INSTRUCTIONS FOR THE TASK: Restate the listing that follows word for word, without its pictures.

SOURCE MATERIAL:
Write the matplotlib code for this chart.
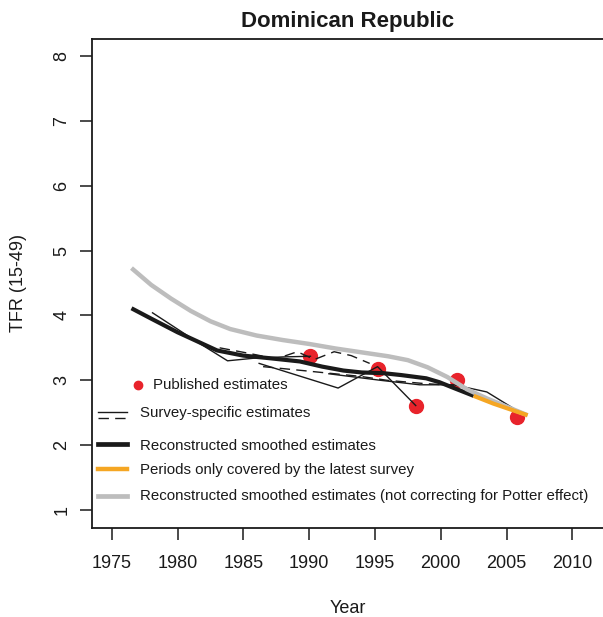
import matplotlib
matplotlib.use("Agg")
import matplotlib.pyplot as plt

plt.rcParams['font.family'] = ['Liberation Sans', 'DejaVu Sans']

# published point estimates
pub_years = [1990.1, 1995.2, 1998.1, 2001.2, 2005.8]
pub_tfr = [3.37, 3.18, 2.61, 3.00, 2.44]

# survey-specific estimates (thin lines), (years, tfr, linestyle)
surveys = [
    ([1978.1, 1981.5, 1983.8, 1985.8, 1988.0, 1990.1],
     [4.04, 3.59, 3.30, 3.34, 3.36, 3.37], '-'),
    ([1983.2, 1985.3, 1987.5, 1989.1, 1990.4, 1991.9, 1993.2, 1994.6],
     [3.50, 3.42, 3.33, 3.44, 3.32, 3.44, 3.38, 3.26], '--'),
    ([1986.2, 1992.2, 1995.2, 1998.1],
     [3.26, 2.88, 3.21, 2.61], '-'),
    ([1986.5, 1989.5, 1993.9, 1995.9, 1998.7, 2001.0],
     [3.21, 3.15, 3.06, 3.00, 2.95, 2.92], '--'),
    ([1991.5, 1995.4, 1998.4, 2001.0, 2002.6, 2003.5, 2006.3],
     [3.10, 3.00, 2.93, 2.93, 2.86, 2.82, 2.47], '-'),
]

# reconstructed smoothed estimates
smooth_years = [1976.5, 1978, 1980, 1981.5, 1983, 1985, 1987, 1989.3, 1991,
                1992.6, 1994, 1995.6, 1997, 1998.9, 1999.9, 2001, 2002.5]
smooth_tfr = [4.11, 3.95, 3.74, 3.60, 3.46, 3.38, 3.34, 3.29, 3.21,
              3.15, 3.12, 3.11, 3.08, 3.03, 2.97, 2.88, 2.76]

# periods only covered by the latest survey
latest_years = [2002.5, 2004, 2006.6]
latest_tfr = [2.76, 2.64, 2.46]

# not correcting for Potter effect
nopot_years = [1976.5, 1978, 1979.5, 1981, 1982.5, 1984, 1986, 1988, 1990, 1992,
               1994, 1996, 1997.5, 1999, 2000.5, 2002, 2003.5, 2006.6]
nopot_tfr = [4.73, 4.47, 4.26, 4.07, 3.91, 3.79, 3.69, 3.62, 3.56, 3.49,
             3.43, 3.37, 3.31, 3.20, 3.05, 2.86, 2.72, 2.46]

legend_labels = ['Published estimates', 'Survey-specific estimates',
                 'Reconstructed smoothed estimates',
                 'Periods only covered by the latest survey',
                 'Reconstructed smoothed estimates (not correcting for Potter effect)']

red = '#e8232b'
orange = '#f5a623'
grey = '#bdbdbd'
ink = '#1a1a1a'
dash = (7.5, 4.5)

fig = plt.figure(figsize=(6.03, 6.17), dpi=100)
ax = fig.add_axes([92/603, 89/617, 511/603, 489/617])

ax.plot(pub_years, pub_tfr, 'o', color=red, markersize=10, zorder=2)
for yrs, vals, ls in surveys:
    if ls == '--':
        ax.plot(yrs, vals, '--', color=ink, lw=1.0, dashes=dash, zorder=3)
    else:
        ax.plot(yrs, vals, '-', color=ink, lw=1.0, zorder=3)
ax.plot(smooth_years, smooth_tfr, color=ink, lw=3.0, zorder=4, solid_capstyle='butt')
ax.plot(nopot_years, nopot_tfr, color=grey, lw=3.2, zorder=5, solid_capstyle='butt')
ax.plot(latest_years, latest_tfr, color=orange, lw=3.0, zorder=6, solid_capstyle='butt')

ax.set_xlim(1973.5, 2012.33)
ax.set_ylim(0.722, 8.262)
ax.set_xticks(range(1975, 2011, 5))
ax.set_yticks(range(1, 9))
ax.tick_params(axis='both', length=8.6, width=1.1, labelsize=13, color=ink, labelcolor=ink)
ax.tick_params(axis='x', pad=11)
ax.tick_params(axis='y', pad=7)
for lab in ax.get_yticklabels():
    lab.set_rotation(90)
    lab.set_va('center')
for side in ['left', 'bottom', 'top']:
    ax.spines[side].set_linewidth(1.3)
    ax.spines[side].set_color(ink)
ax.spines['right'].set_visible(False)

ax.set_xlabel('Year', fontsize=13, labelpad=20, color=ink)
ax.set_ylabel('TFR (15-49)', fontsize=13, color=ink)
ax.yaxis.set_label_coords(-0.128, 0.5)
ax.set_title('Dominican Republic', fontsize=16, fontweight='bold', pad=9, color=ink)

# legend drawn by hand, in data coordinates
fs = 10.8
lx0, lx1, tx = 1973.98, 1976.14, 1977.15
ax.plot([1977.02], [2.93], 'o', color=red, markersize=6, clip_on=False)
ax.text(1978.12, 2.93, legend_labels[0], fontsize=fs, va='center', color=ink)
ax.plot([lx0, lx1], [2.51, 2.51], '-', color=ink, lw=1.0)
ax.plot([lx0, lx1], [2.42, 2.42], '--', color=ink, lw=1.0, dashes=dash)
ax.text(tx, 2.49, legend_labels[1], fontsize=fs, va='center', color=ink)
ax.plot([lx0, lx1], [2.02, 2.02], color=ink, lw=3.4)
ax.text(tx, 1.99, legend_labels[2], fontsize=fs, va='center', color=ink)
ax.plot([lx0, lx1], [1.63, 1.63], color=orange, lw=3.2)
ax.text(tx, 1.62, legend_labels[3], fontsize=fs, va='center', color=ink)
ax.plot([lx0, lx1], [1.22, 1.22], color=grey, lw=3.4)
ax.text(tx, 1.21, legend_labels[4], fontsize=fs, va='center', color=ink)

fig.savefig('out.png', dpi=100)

ANSWER TO THIS EXERCISE:
Write the matplotlib code for this chart.
import matplotlib
matplotlib.use("Agg")
import matplotlib.pyplot as plt

plt.rcParams['font.family'] = ['Liberation Sans', 'DejaVu Sans']

# published point estimates
pub_years = [1990.1, 1995.2, 1998.1, 2001.2, 2005.8]
pub_tfr = [3.37, 3.18, 2.61, 3.00, 2.44]

# survey-specific estimates (thin lines), (years, tfr, linestyle)
surveys = [
    ([1978.1, 1981.5, 1983.8, 1985.8, 1988.0, 1990.1],
     [4.04, 3.59, 3.30, 3.34, 3.36, 3.37], '-'),
    ([1983.2, 1985.3, 1987.5, 1989.1, 1990.4, 1991.9, 1993.2, 1994.6],
     [3.50, 3.42, 3.33, 3.44, 3.32, 3.44, 3.38, 3.26], '--'),
    ([1986.2, 1992.2, 1995.2, 1998.1],
     [3.26, 2.88, 3.21, 2.61], '-'),
    ([1986.5, 1989.5, 1993.9, 1995.9, 1998.7, 2001.0],
     [3.21, 3.15, 3.06, 3.00, 2.95, 2.92], '--'),
    ([1991.5, 1995.4, 1998.4, 2001.0, 2002.6, 2003.5, 2006.3],
     [3.10, 3.00, 2.93, 2.93, 2.86, 2.82, 2.47], '-'),
]

# reconstructed smoothed estimates
smooth_years = [1976.5, 1978, 1980, 1981.5, 1983, 1985, 1987, 1989.3, 1991,
                1992.6, 1994, 1995.6, 1997, 1998.9, 1999.9, 2001, 2002.5]
smooth_tfr = [4.11, 3.95, 3.74, 3.60, 3.46, 3.38, 3.34, 3.29, 3.21,
              3.15, 3.12, 3.11, 3.08, 3.03, 2.97, 2.88, 2.76]

# periods only covered by the latest survey
latest_years = [2002.5, 2004, 2006.6]
latest_tfr = [2.76, 2.64, 2.46]

# not correcting for Potter effect
nopot_years = [1976.5, 1978, 1979.5, 1981, 1982.5, 1984, 1986, 1988, 1990, 1992,
               1994, 1996, 1997.5, 1999, 2000.5, 2002, 2003.5, 2006.6]
nopot_tfr = [4.73, 4.47, 4.26, 4.07, 3.91, 3.79, 3.69, 3.62, 3.56, 3.49,
             3.43, 3.37, 3.31, 3.20, 3.05, 2.86, 2.72, 2.46]

legend_labels = ['Published estimates', 'Survey-specific estimates',
                 'Reconstructed smoothed estimates',
                 'Periods only covered by the latest survey',
                 'Reconstructed smoothed estimates (not correcting for Potter effect)']

red = '#e8232b'
orange = '#f5a623'
grey = '#bdbdbd'
ink = '#1a1a1a'
dash = (7.5, 4.5)

fig = plt.figure(figsize=(6.03, 6.17), dpi=100)
ax = fig.add_axes([92/603, 89/617, 511/603, 489/617])

ax.plot(pub_years, pub_tfr, 'o', color=red, markersize=10, zorder=2)
for yrs, vals, ls in surveys:
    if ls == '--':
        ax.plot(yrs, vals, '--', color=ink, lw=1.0, dashes=dash, zorder=3)
    else:
        ax.plot(yrs, vals, '-', color=ink, lw=1.0, zorder=3)
ax.plot(smooth_years, smooth_tfr, color=ink, lw=3.0, zorder=4, solid_capstyle='butt')
ax.plot(nopot_years, nopot_tfr, color=grey, lw=3.2, zorder=5, solid_capstyle='butt')
ax.plot(latest_years, latest_tfr, color=orange, lw=3.0, zorder=6, solid_capstyle='butt')

ax.set_xlim(1973.5, 2012.33)
ax.set_ylim(0.722, 8.262)
ax.set_xticks(range(1975, 2011, 5))
ax.set_yticks(range(1, 9))
ax.tick_params(axis='both', length=8.6, width=1.1, labelsize=13, color=ink, labelcolor=ink)
ax.tick_params(axis='x', pad=11)
ax.tick_params(axis='y', pad=7)
for lab in ax.get_yticklabels():
    lab.set_rotation(90)
    lab.set_va('center')
for side in ['left', 'bottom', 'top']:
    ax.spines[side].set_linewidth(1.3)
    ax.spines[side].set_color(ink)
ax.spines['right'].set_visible(False)

ax.set_xlabel('Year', fontsize=13, labelpad=20, color=ink)
ax.set_ylabel('TFR (15-49)', fontsize=13, color=ink)
ax.yaxis.set_label_coords(-0.128, 0.5)
ax.set_title('Dominican Republic', fontsize=16, fontweight='bold', pad=9, color=ink)

# legend drawn by hand, in data coordinates
fs = 10.8
lx0, lx1, tx = 1973.98, 1976.14, 1977.15
ax.plot([1977.02], [2.93], 'o', color=red, markersize=6, clip_on=False)
ax.text(1978.12, 2.93, legend_labels[0], fontsize=fs, va='center', color=ink)
ax.plot([lx0, lx1], [2.51, 2.51], '-', color=ink, lw=1.0)
ax.plot([lx0, lx1], [2.42, 2.42], '--', color=ink, lw=1.0, dashes=dash)
ax.text(tx, 2.49, legend_labels[1], fontsize=fs, va='center', color=ink)
ax.plot([lx0, lx1], [2.02, 2.02], color=ink, lw=3.4)
ax.text(tx, 1.99, legend_labels[2], fontsize=fs, va='center', color=ink)
ax.plot([lx0, lx1], [1.63, 1.63], color=orange, lw=3.2)
ax.text(tx, 1.62, legend_labels[3], fontsize=fs, va='center', color=ink)
ax.plot([lx0, lx1], [1.22, 1.22], color=grey, lw=3.4)
ax.text(tx, 1.21, legend_labels[4], fontsize=fs, va='center', color=ink)

fig.savefig('out.png', dpi=100)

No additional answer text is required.